- Task statement -
Every line below should be copied exactly; drop the pictures.
-- start of Input material --
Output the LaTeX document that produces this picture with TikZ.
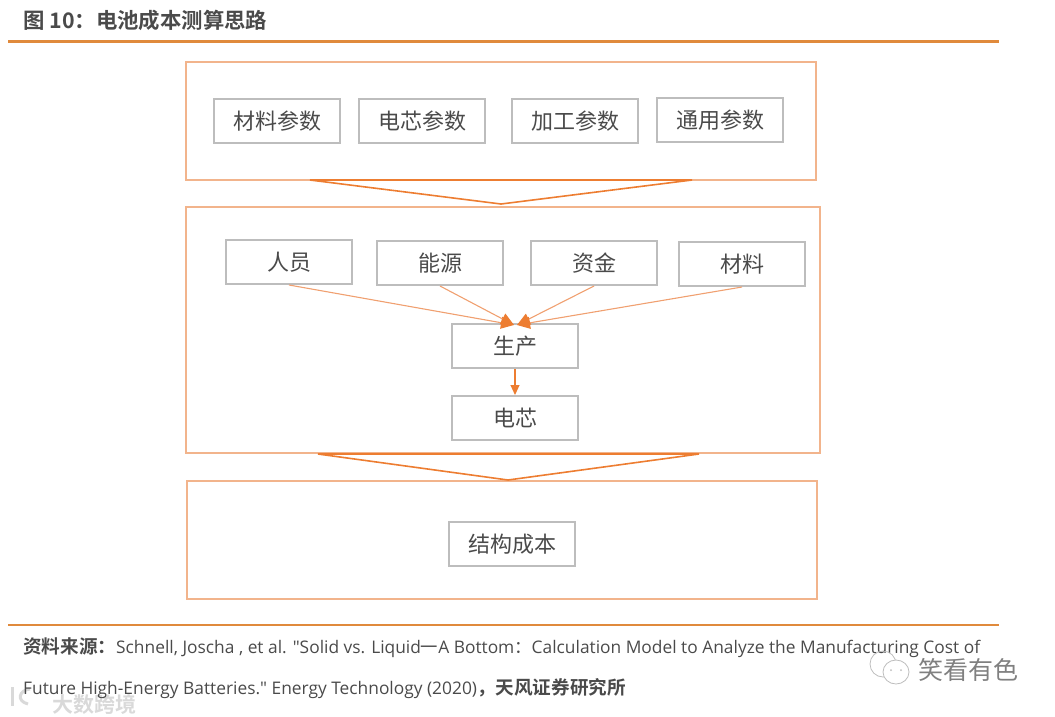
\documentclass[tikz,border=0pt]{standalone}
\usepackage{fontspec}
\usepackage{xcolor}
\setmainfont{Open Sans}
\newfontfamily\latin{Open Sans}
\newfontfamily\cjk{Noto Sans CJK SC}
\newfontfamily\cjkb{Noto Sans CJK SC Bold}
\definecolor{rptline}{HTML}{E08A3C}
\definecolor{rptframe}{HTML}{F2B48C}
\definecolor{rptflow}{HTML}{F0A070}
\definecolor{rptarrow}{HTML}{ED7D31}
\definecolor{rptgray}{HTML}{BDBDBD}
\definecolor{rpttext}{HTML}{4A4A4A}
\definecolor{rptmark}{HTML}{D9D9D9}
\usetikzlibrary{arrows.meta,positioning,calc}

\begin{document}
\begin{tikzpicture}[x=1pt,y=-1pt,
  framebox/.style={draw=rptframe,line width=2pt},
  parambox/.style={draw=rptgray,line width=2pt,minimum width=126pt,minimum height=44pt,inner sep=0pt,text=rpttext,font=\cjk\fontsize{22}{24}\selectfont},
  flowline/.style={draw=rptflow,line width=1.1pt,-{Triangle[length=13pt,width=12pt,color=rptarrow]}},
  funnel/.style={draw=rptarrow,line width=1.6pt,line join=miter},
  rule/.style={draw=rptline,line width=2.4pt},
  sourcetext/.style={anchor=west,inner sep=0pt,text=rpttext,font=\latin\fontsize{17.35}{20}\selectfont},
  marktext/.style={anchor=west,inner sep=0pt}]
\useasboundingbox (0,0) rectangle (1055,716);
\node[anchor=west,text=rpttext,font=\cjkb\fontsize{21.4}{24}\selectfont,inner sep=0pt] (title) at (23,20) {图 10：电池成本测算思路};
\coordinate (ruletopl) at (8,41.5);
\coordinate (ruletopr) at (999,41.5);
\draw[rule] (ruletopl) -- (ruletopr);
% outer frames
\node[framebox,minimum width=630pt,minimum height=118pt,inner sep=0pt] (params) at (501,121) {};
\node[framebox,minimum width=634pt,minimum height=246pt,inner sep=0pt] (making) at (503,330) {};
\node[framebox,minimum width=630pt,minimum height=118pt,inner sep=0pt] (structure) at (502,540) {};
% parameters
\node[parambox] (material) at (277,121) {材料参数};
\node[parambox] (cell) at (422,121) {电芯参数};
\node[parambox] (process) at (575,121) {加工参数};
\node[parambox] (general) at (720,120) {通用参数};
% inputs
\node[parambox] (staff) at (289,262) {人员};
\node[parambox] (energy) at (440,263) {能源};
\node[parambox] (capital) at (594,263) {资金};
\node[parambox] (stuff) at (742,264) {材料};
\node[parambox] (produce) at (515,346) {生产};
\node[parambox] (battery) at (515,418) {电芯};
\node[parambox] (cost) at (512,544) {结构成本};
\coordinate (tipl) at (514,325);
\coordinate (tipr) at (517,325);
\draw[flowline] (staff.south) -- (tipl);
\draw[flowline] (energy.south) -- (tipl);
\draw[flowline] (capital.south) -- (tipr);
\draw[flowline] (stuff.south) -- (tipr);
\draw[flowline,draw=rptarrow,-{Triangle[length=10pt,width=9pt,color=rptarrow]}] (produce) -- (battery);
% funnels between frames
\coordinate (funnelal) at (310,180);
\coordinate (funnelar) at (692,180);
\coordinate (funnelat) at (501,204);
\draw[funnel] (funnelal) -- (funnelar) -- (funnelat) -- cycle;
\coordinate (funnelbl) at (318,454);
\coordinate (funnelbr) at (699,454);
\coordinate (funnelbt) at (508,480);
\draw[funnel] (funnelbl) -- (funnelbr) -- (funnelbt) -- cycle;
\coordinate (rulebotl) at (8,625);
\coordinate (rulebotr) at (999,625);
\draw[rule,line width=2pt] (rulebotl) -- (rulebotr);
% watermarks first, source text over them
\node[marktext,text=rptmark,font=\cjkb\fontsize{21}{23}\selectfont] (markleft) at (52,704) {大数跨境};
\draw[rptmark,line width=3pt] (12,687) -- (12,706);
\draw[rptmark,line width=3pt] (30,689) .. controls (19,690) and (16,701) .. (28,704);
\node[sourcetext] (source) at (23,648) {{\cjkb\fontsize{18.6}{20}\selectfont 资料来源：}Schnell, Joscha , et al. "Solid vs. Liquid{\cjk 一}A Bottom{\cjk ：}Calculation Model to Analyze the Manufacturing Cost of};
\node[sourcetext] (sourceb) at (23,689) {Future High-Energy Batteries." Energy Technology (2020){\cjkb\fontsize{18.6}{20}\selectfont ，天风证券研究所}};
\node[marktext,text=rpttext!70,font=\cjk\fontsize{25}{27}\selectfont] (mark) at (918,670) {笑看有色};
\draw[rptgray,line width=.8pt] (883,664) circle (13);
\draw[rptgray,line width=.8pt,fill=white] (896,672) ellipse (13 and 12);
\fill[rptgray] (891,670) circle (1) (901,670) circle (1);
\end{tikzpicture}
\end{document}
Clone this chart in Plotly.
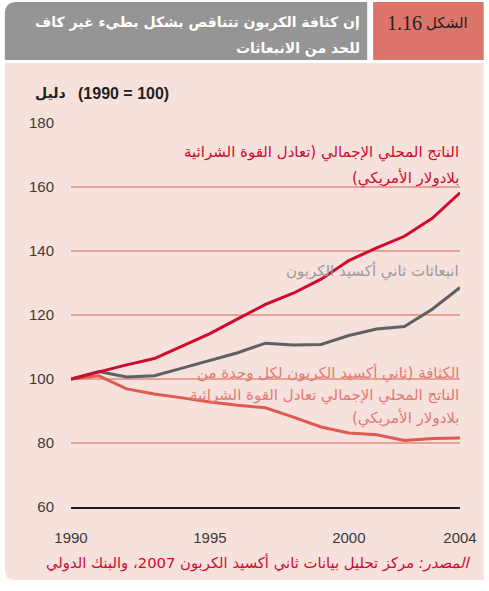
-- end of Input material --
- Completed exercise -
Output the LaTeX document that produces this picture with TikZ.
\documentclass[tikz,border=0pt]{standalone}
\usepackage{fontspec}
\usepackage{xcolor}
\setmainfont{Open Sans}
\newfontfamily\latin{Open Sans}
\newfontfamily\cjk{Noto Sans CJK SC}
\newfontfamily\cjkb{Noto Sans CJK SC Bold}
\definecolor{rptline}{HTML}{E08A3C}
\definecolor{rptframe}{HTML}{F2B48C}
\definecolor{rptflow}{HTML}{F0A070}
\definecolor{rptarrow}{HTML}{ED7D31}
\definecolor{rptgray}{HTML}{BDBDBD}
\definecolor{rpttext}{HTML}{4A4A4A}
\definecolor{rptmark}{HTML}{D9D9D9}
\usetikzlibrary{arrows.meta,positioning,calc}

\begin{document}
\begin{tikzpicture}[x=1pt,y=-1pt,
  framebox/.style={draw=rptframe,line width=2pt},
  parambox/.style={draw=rptgray,line width=2pt,minimum width=126pt,minimum height=44pt,inner sep=0pt,text=rpttext,font=\cjk\fontsize{22}{24}\selectfont},
  flowline/.style={draw=rptflow,line width=1.1pt,-{Triangle[length=13pt,width=12pt,color=rptarrow]}},
  funnel/.style={draw=rptarrow,line width=1.6pt,line join=miter},
  rule/.style={draw=rptline,line width=2.4pt},
  sourcetext/.style={anchor=west,inner sep=0pt,text=rpttext,font=\latin\fontsize{17.35}{20}\selectfont},
  marktext/.style={anchor=west,inner sep=0pt}]
\useasboundingbox (0,0) rectangle (1055,716);
\node[anchor=west,text=rpttext,font=\cjkb\fontsize{21.4}{24}\selectfont,inner sep=0pt] (title) at (23,20) {图 10：电池成本测算思路};
\coordinate (ruletopl) at (8,41.5);
\coordinate (ruletopr) at (999,41.5);
\draw[rule] (ruletopl) -- (ruletopr);
% outer frames
\node[framebox,minimum width=630pt,minimum height=118pt,inner sep=0pt] (params) at (501,121) {};
\node[framebox,minimum width=634pt,minimum height=246pt,inner sep=0pt] (making) at (503,330) {};
\node[framebox,minimum width=630pt,minimum height=118pt,inner sep=0pt] (structure) at (502,540) {};
% parameters
\node[parambox] (material) at (277,121) {材料参数};
\node[parambox] (cell) at (422,121) {电芯参数};
\node[parambox] (process) at (575,121) {加工参数};
\node[parambox] (general) at (720,120) {通用参数};
% inputs
\node[parambox] (staff) at (289,262) {人员};
\node[parambox] (energy) at (440,263) {能源};
\node[parambox] (capital) at (594,263) {资金};
\node[parambox] (stuff) at (742,264) {材料};
\node[parambox] (produce) at (515,346) {生产};
\node[parambox] (battery) at (515,418) {电芯};
\node[parambox] (cost) at (512,544) {结构成本};
\coordinate (tipl) at (514,325);
\coordinate (tipr) at (517,325);
\draw[flowline] (staff.south) -- (tipl);
\draw[flowline] (energy.south) -- (tipl);
\draw[flowline] (capital.south) -- (tipr);
\draw[flowline] (stuff.south) -- (tipr);
\draw[flowline,draw=rptarrow,-{Triangle[length=10pt,width=9pt,color=rptarrow]}] (produce) -- (battery);
% funnels between frames
\coordinate (funnelal) at (310,180);
\coordinate (funnelar) at (692,180);
\coordinate (funnelat) at (501,204);
\draw[funnel] (funnelal) -- (funnelar) -- (funnelat) -- cycle;
\coordinate (funnelbl) at (318,454);
\coordinate (funnelbr) at (699,454);
\coordinate (funnelbt) at (508,480);
\draw[funnel] (funnelbl) -- (funnelbr) -- (funnelbt) -- cycle;
\coordinate (rulebotl) at (8,625);
\coordinate (rulebotr) at (999,625);
\draw[rule,line width=2pt] (rulebotl) -- (rulebotr);
% watermarks first, source text over them
\node[marktext,text=rptmark,font=\cjkb\fontsize{21}{23}\selectfont] (markleft) at (52,704) {大数跨境};
\draw[rptmark,line width=3pt] (12,687) -- (12,706);
\draw[rptmark,line width=3pt] (30,689) .. controls (19,690) and (16,701) .. (28,704);
\node[sourcetext] (source) at (23,648) {{\cjkb\fontsize{18.6}{20}\selectfont 资料来源：}Schnell, Joscha , et al. "Solid vs. Liquid{\cjk 一}A Bottom{\cjk ：}Calculation Model to Analyze the Manufacturing Cost of};
\node[sourcetext] (sourceb) at (23,689) {Future High-Energy Batteries." Energy Technology (2020){\cjkb\fontsize{18.6}{20}\selectfont ，天风证券研究所}};
\node[marktext,text=rpttext!70,font=\cjk\fontsize{25}{27}\selectfont] (mark) at (918,670) {笑看有色};
\draw[rptgray,line width=.8pt] (883,664) circle (13);
\draw[rptgray,line width=.8pt,fill=white] (896,672) ellipse (13 and 12);
\fill[rptgray] (891,670) circle (1) (901,670) circle (1);
\end{tikzpicture}
\end{document}
Clone this chart in Plotly.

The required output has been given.